Task goal -
Leave out all pictures. Return exactly the lines from the top of the material through the line containing "b_green_err = [4.8, 4.7, 7.8, 5.8, 5.8, 7.5, 7.5, 3.0, 2.1]".

Information supplied -
____

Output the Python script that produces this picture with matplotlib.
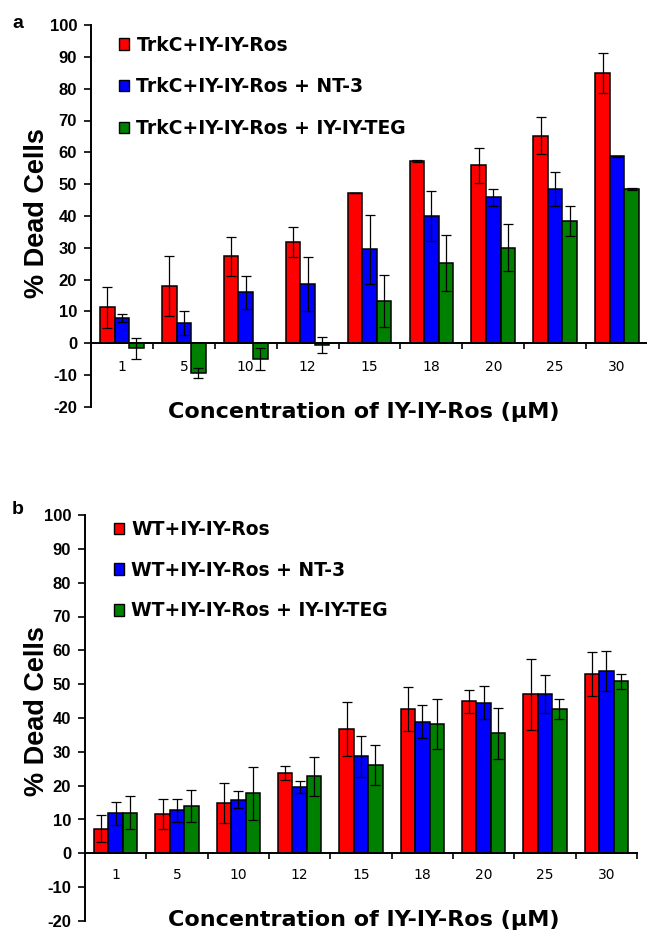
import matplotlib
matplotlib.use("Agg")
import matplotlib.pyplot as plt
from matplotlib.patches import Rectangle
import numpy as np

categories = ["1", "5", "10", "12", "15", "18", "20", "25", "30"]

# Panel a
a_labels = ["TrkC+IY-IY-Ros", "TrkC+IY-IY-Ros + NT-3", "TrkC+IY-IY-Ros + IY-IY-TEG"]
a_red = [11.3, 18.0, 27.3, 31.8, 47.2, 57.2, 55.9, 65.2, 85.0]
a_red_err = [6.5, 9.3, 6.2, 4.7, 0.0, 0.3, 5.5, 5.8, 6.3]
a_blue = [8.0, 6.3, 16.0, 18.6, 29.5, 40.0, 45.9, 48.4, 58.7]
a_blue_err = [1.3, 3.7, 5.3, 8.4, 10.8, 8.0, 2.7, 5.3, 0.3]
a_green = [-1.6, -9.4, -5.0, -0.5, 13.2, 25.2, 30.1, 38.3, 48.6]
a_green_err = [3.3, 1.5, 3.5, 2.5, 8.2, 8.7, 7.5, 4.7, 0.3]

# Panel b
b_labels = ["WT+IY-IY-Ros", "WT+IY-IY-Ros + NT-3", "WT+IY-IY-Ros + IY-IY-TEG"]
b_red = [7.3, 11.7, 14.9, 23.8, 36.7, 42.7, 45.0, 47.0, 53.0]
b_red_err = [4.0, 4.5, 5.9, 2.0, 7.9, 6.5, 3.4, 10.4, 6.5]
b_blue = [11.8, 12.8, 15.9, 19.6, 28.7, 38.9, 44.5, 47.0, 53.8]
b_blue_err = [3.4, 3.4, 2.6, 1.8, 6.1, 4.8, 4.9, 5.6, 5.9]
b_green = [12.0, 14.0, 17.7, 22.8, 26.1, 38.2, 35.5, 42.7, 50.8]
b_green_err = [4.8, 4.7, 7.8, 5.8, 5.8, 7.5, 7.5, 3.0, 2.1]

yticks = list(range(-20, 101, 10))
colors = ["#ff0000", "#0000ff", "#008000"]
xlabel = "Concentration of IY-IY-Ros (\u03bcM)"
ylabel = "% Dead Cells"

W, H = 647, 931
fig = plt.figure(figsize=(W / 100, H / 100), dpi=100)

def fx(px):
    return px / W

def fy(py):
    return 1 - py / H

TICKFONT = dict(family="Liberation Sans", weight="bold", size=12)

def panel(rect, series, errs, labels, leg_xy, leg_spacing, xlab_y, lab_pad,
          letter, letter_xy, ylab_val):
    ax = fig.add_axes(rect)
    x = np.arange(len(categories))
    bw = 0.235
    for i, (vals, er) in enumerate(zip(series, errs)):
        pos = x + (i - 1) * bw
        ax.bar(pos, vals, width=bw, color=colors[i], edgecolor="black",
               linewidth=1.1, zorder=2)
        ax.errorbar(pos, vals, yerr=er, fmt="none", ecolor="black",
                    elinewidth=0.9, capsize=3.5, capthick=0.9, zorder=3)
    ax.set_xlim(-0.5, len(categories) - 0.5)
    ax.set_ylim(-20, 100)
    ax.set_yticks(yticks)
    ax.set_yticklabels([str(v) for v in yticks], fontdict=TICKFONT)
    ax.set_xticks(x)
    ax.set_xticklabels(categories, fontdict=TICKFONT)
    ax.set_xticks(np.arange(len(categories)) + 0.5, minor=True)
    ax.tick_params(axis="x", which="major", length=0, pad=lab_pad)
    ax.tick_params(axis="x", which="minor", length=4, width=1.2, direction="out")
    ax.tick_params(axis="y", length=5, width=1.2, direction="out", pad=5)
    for s in ["top", "right"]:
        ax.spines[s].set_visible(False)
    ax.spines["bottom"].set_position(("data", 0))
    ax.spines["bottom"].set_linewidth(1.4)
    ax.spines["left"].set_linewidth(1.4)
    ax.spines["bottom"].set_zorder(4)
    ax.patch.set_alpha(0)
    handles = [Rectangle((0, 0), 1, 1, facecolor=c, edgecolor="black", linewidth=1.0)
               for c in colors]
    fig.legend(handles, labels, loc="upper left",
               bbox_to_anchor=(fx(leg_xy[0]), fy(leg_xy[1])),
               frameon=False, borderpad=0, borderaxespad=0,
               handlelength=0.55, handleheight=0.55, handletextpad=0.38,
               labelspacing=leg_spacing,
               prop=dict(family="DejaVu Sans", weight="bold", size=13.5))
    fig.text(fx(37), rect[1] + rect[3] * (ylab_val + 20) / 120, ylabel,
             rotation=90, ha="center", va="center",
             family="Liberation Sans", weight="bold", size=19.5)
    fig.text(fx(364), fy(xlab_y), xlabel, ha="center", va="center",
             family="DejaVu Sans", weight="bold", size=16)
    fig.text(fx(letter_xy[0]), fy(letter_xy[1]), letter, ha="left", va="baseline",
             family="Liberation Sans", weight="bold", size=14)
    return ax

# panel a: axis left 91px, right 648px, y100 at 25px, y-20 at 407px
panel([fx(91), fy(407), fx(648) - fx(91), fy(25) - fy(407)],
      [a_red, a_blue, a_green], [a_red_err, a_blue_err, a_green_err], a_labels,
      (119, 35.6), 1.21, 412, 12, "a", (12, 28), 41)

# panel b: axis left 85px, right 637px, y100 at 515px, y-20 at 921px
panel([fx(85), fy(921), fx(637) - fx(85), fy(515) - fy(921)],
      [b_red, b_blue, b_green], [b_red_err, b_blue_err, b_green_err], b_labels,
      (114, 520.0), 1.16, 920, 10.5, "b", (12, 514), 42)

fig.savefig("out.png", dpi=100)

____

Task result -
Output the Python script that produces this picture with matplotlib.
import matplotlib
matplotlib.use("Agg")
import matplotlib.pyplot as plt
from matplotlib.patches import Rectangle
import numpy as np

categories = ["1", "5", "10", "12", "15", "18", "20", "25", "30"]

# Panel a
a_labels = ["TrkC+IY-IY-Ros", "TrkC+IY-IY-Ros + NT-3", "TrkC+IY-IY-Ros + IY-IY-TEG"]
a_red = [11.3, 18.0, 27.3, 31.8, 47.2, 57.2, 55.9, 65.2, 85.0]
a_red_err = [6.5, 9.3, 6.2, 4.7, 0.0, 0.3, 5.5, 5.8, 6.3]
a_blue = [8.0, 6.3, 16.0, 18.6, 29.5, 40.0, 45.9, 48.4, 58.7]
a_blue_err = [1.3, 3.7, 5.3, 8.4, 10.8, 8.0, 2.7, 5.3, 0.3]
a_green = [-1.6, -9.4, -5.0, -0.5, 13.2, 25.2, 30.1, 38.3, 48.6]
a_green_err = [3.3, 1.5, 3.5, 2.5, 8.2, 8.7, 7.5, 4.7, 0.3]

# Panel b
b_labels = ["WT+IY-IY-Ros", "WT+IY-IY-Ros + NT-3", "WT+IY-IY-Ros + IY-IY-TEG"]
b_red = [7.3, 11.7, 14.9, 23.8, 36.7, 42.7, 45.0, 47.0, 53.0]
b_red_err = [4.0, 4.5, 5.9, 2.0, 7.9, 6.5, 3.4, 10.4, 6.5]
b_blue = [11.8, 12.8, 15.9, 19.6, 28.7, 38.9, 44.5, 47.0, 53.8]
b_blue_err = [3.4, 3.4, 2.6, 1.8, 6.1, 4.8, 4.9, 5.6, 5.9]
b_green = [12.0, 14.0, 17.7, 22.8, 26.1, 38.2, 35.5, 42.7, 50.8]
b_green_err = [4.8, 4.7, 7.8, 5.8, 5.8, 7.5, 7.5, 3.0, 2.1]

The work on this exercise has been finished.